The radius of the circle = $15\div 2=7.5cm$
Using the formula of the area of a sector of the circle
$ \text{Area of minor sector=}\frac{\theta }{360}\times \pi {{r}^{2}} $
$ =\frac{80}{360}\times \frac{22}{7}\times {{\left( 7.5 \right)}^{2}} $
$ =39.25c{{m}^{2}} $
Therefore, the area of the minor sector is 39.25cm2.
2. Calculate the area of the major segment of a circle if the area of its minor segment is 62 sq. units and the radius is 7 units. Use π= 22/7.
Solution: Using the relation,
area of the major segment = area of the circle − the area of the minor segment
$ \text{Area of major segment =}\pi {{r}^{2}}-62 $
$ \text{=}\frac{22}{7}{{\left( 7 \right)}^{2}}-62 $
$ =154-62 $
$ =92sq.unit. $
Therefore, the area of the major segment is 92 sq. units.
Summary
In this article, we discussed the sector and segment. The relevant problems in sector and segment are taken as example problems to solve sector and segment, which include the area of a segment of a circle and the area of the sector of a circle and their respective formulas.
FAQs on Area of Sector and Segment of a Circle
1. What are a circle, semi-circle, and circle segment?
The definition of a circle is a closed, two-dimensional object in which the boundary's points are all equally spaced apart from the middle. A semicircle is outlined as a half circle shaped by cutting the circle into 2 halves. It's formed once a line passes through the center and touches the 2 ends of the circle. A region that is formed by a secant or chord and the corresponding arc of the circle is referred to as a segment of a circle. The major section is the one that shows a greater region, and the minor segment is the one that shows a smaller area.

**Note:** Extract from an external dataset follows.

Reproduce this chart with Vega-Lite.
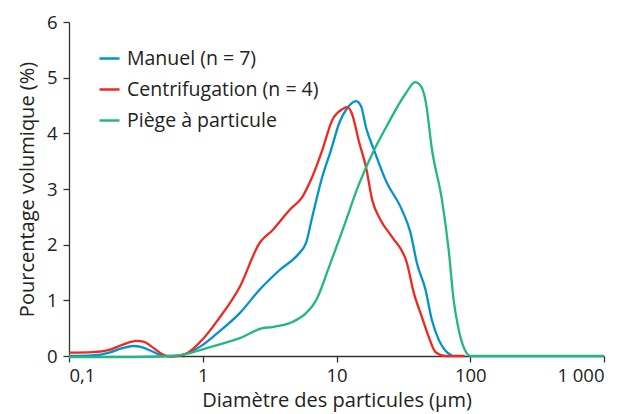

2. Given the following triangle with sides equal to 50 cm, 35 cm, and 40 cm. We want to find the area of the circle inscribed in this triangle.
As we know, the area of a circle $=\pi {{r}^{2}}$. The radius is not given to us, We need to find the value for the radius first.
Area of triangle = S× r, here, S is the semi-perimeter of the triangle and r is the radius of the circle.
S=\frac{50+35+40}{2}=62.5
Area of triangle, (by Heron’s Formula)
$ \text{Area of triangle =}\sqrt{\text{S}\left( S-50 \right)\left( S-35 \right)\left( S-40 \right)} $
$ =\sqrt{62.5\left( 62.5-50 \right)\left( 62.5-35 \right)\left( 62.5-40 \right)} $
$ =\sqrt{62.5\times 12.5\times 27.5\times 22.5}c{{m}^{2}} $
Comparing both the formulas for the area of a triangle, we get:
$r=\frac{\sqrt{62.5\times 12.5\times 27.5\times 22.5}}{62.5}=11.124cm.$
So, the radius ( r ) for a circle is 11.124 cm.
Area of circle =$\pi \times {{\left( 11.124 \right)}^{2}}=\pi 123.75c{{m}^{2}}.$
3. Does arc length need to be in radians?
Arc length is a measurement of distance, so it cannot be in radians. The central angle, however, does not have to be in radians. It can exist in any unit for angles you like, from degrees to arcsecs. Radians possess the following advantages: They're dimensionless, which means that they can be managed just as figures.